#### [Goal]
The records that follow must be repeated verbatim, every one of them.

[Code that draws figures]
++++++++++
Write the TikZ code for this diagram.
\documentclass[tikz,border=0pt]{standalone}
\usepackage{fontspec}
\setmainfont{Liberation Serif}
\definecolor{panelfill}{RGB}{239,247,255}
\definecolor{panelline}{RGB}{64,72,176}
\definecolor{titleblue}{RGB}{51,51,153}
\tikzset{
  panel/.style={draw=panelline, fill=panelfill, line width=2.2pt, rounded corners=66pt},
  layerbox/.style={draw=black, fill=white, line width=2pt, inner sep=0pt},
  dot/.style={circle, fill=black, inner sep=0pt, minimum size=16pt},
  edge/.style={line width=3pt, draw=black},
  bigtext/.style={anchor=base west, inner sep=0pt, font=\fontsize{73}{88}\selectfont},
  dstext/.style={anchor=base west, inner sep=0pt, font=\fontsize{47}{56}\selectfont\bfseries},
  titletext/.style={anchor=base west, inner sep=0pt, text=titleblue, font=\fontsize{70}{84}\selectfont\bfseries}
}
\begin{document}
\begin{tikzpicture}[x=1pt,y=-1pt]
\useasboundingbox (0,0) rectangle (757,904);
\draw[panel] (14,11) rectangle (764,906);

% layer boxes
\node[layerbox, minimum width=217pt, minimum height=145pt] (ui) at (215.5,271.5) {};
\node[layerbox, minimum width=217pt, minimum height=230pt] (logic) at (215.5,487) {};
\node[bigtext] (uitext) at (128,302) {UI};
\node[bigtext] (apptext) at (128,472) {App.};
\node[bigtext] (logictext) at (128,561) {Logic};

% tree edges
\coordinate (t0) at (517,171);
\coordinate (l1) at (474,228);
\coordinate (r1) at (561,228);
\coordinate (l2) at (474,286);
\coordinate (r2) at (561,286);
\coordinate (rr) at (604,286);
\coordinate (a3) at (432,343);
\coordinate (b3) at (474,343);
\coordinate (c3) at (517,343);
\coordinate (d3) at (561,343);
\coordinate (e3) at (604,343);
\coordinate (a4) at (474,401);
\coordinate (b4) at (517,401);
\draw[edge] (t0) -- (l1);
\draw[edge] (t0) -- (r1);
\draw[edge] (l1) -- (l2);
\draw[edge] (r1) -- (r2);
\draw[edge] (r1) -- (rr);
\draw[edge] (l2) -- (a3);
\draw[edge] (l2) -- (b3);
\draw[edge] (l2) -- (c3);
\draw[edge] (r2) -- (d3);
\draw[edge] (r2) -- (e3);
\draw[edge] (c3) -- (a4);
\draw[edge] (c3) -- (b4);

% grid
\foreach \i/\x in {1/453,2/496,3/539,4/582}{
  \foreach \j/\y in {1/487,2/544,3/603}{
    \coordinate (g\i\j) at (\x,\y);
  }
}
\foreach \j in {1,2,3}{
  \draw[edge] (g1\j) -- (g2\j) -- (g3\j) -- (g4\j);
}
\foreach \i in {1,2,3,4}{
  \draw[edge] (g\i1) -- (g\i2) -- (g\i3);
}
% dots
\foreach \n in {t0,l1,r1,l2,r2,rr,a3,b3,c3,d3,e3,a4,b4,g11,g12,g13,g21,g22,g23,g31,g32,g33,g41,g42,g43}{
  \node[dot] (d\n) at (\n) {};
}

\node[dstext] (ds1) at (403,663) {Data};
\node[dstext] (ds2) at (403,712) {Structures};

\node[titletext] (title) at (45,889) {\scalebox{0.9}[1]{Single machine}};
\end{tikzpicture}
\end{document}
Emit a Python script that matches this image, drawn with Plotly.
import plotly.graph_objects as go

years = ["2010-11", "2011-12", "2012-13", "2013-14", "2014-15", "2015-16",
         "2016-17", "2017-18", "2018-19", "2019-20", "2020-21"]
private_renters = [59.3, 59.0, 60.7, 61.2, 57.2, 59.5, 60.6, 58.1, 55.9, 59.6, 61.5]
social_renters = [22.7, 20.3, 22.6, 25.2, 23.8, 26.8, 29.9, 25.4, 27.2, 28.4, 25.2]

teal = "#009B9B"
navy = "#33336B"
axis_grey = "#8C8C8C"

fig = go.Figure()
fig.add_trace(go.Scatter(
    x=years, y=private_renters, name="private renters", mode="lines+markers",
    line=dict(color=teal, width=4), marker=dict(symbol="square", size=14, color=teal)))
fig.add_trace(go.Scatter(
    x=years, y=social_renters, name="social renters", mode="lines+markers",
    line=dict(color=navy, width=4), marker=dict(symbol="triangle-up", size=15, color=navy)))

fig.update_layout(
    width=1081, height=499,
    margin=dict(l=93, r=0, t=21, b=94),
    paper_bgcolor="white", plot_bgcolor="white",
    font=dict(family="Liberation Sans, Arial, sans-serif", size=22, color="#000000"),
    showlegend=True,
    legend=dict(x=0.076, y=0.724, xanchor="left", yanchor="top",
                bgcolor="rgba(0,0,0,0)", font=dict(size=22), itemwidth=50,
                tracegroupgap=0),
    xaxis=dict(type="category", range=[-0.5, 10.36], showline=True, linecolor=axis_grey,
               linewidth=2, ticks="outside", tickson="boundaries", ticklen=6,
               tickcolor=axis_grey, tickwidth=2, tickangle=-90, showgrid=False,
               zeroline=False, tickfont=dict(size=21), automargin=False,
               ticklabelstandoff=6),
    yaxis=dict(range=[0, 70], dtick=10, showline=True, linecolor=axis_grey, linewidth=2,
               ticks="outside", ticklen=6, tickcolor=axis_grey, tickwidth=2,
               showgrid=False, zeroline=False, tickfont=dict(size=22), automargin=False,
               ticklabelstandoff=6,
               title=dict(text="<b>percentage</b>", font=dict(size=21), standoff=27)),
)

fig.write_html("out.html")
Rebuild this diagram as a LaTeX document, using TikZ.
++++++++++
#### [The result]
Write the TikZ code for this diagram.
\documentclass[tikz,border=0pt]{standalone}
\usepackage{fontspec}
\setmainfont{Liberation Serif}
\definecolor{panelfill}{RGB}{239,247,255}
\definecolor{panelline}{RGB}{64,72,176}
\definecolor{titleblue}{RGB}{51,51,153}
\tikzset{
  panel/.style={draw=panelline, fill=panelfill, line width=2.2pt, rounded corners=66pt},
  layerbox/.style={draw=black, fill=white, line width=2pt, inner sep=0pt},
  dot/.style={circle, fill=black, inner sep=0pt, minimum size=16pt},
  edge/.style={line width=3pt, draw=black},
  bigtext/.style={anchor=base west, inner sep=0pt, font=\fontsize{73}{88}\selectfont},
  dstext/.style={anchor=base west, inner sep=0pt, font=\fontsize{47}{56}\selectfont\bfseries},
  titletext/.style={anchor=base west, inner sep=0pt, text=titleblue, font=\fontsize{70}{84}\selectfont\bfseries}
}
\begin{document}
\begin{tikzpicture}[x=1pt,y=-1pt]
\useasboundingbox (0,0) rectangle (757,904);
\draw[panel] (14,11) rectangle (764,906);

% layer boxes
\node[layerbox, minimum width=217pt, minimum height=145pt] (ui) at (215.5,271.5) {};
\node[layerbox, minimum width=217pt, minimum height=230pt] (logic) at (215.5,487) {};
\node[bigtext] (uitext) at (128,302) {UI};
\node[bigtext] (apptext) at (128,472) {App.};
\node[bigtext] (logictext) at (128,561) {Logic};

% tree edges
\coordinate (t0) at (517,171);
\coordinate (l1) at (474,228);
\coordinate (r1) at (561,228);
\coordinate (l2) at (474,286);
\coordinate (r2) at (561,286);
\coordinate (rr) at (604,286);
\coordinate (a3) at (432,343);
\coordinate (b3) at (474,343);
\coordinate (c3) at (517,343);
\coordinate (d3) at (561,343);
\coordinate (e3) at (604,343);
\coordinate (a4) at (474,401);
\coordinate (b4) at (517,401);
\draw[edge] (t0) -- (l1);
\draw[edge] (t0) -- (r1);
\draw[edge] (l1) -- (l2);
\draw[edge] (r1) -- (r2);
\draw[edge] (r1) -- (rr);
\draw[edge] (l2) -- (a3);
\draw[edge] (l2) -- (b3);
\draw[edge] (l2) -- (c3);
\draw[edge] (r2) -- (d3);
\draw[edge] (r2) -- (e3);
\draw[edge] (c3) -- (a4);
\draw[edge] (c3) -- (b4);

% grid
\foreach \i/\x in {1/453,2/496,3/539,4/582}{
  \foreach \j/\y in {1/487,2/544,3/603}{
    \coordinate (g\i\j) at (\x,\y);
  }
}
\foreach \j in {1,2,3}{
  \draw[edge] (g1\j) -- (g2\j) -- (g3\j) -- (g4\j);
}
\foreach \i in {1,2,3,4}{
  \draw[edge] (g\i1) -- (g\i2) -- (g\i3);
}
% dots
\foreach \n in {t0,l1,r1,l2,r2,rr,a3,b3,c3,d3,e3,a4,b4,g11,g12,g13,g21,g22,g23,g31,g32,g33,g41,g42,g43}{
  \node[dot] (d\n) at (\n) {};
}

\node[dstext] (ds1) at (403,663) {Data};
\node[dstext] (ds2) at (403,712) {Structures};

\node[titletext] (title) at (45,889) {\scalebox{0.9}[1]{Single machine}};
\end{tikzpicture}
\end{document}
Emit a Python script that matches this image, drawn with Plotly.
import plotly.graph_objects as go

years = ["2010-11", "2011-12", "2012-13", "2013-14", "2014-15", "2015-16",
         "2016-17", "2017-18", "2018-19", "2019-20", "2020-21"]
private_renters = [59.3, 59.0, 60.7, 61.2, 57.2, 59.5, 60.6, 58.1, 55.9, 59.6, 61.5]
social_renters = [22.7, 20.3, 22.6, 25.2, 23.8, 26.8, 29.9, 25.4, 27.2, 28.4, 25.2]

teal = "#009B9B"
navy = "#33336B"
axis_grey = "#8C8C8C"

fig = go.Figure()
fig.add_trace(go.Scatter(
    x=years, y=private_renters, name="private renters", mode="lines+markers",
    line=dict(color=teal, width=4), marker=dict(symbol="square", size=14, color=teal)))
fig.add_trace(go.Scatter(
    x=years, y=social_renters, name="social renters", mode="lines+markers",
    line=dict(color=navy, width=4), marker=dict(symbol="triangle-up", size=15, color=navy)))

fig.update_layout(
    width=1081, height=499,
    margin=dict(l=93, r=0, t=21, b=94),
    paper_bgcolor="white", plot_bgcolor="white",
    font=dict(family="Liberation Sans, Arial, sans-serif", size=22, color="#000000"),
    showlegend=True,
    legend=dict(x=0.076, y=0.724, xanchor="left", yanchor="top",
                bgcolor="rgba(0,0,0,0)", font=dict(size=22), itemwidth=50,
                tracegroupgap=0),
    xaxis=dict(type="category", range=[-0.5, 10.36], showline=True, linecolor=axis_grey,
               linewidth=2, ticks="outside", tickson="boundaries", ticklen=6,
               tickcolor=axis_grey, tickwidth=2, tickangle=-90, showgrid=False,
               zeroline=False, tickfont=dict(size=21), automargin=False,
               ticklabelstandoff=6),
    yaxis=dict(range=[0, 70], dtick=10, showline=True, linecolor=axis_grey, linewidth=2,
               ticks="outside", ticklen=6, tickcolor=axis_grey, tickwidth=2,
               showgrid=False, zeroline=False, tickfont=dict(size=22), automargin=False,
               ticklabelstandoff=6,
               title=dict(text="<b>percentage</b>", font=dict(size=21), standoff=27)),
)

fig.write_html("out.html")
Rebuild this diagram as a LaTeX document, using TikZ.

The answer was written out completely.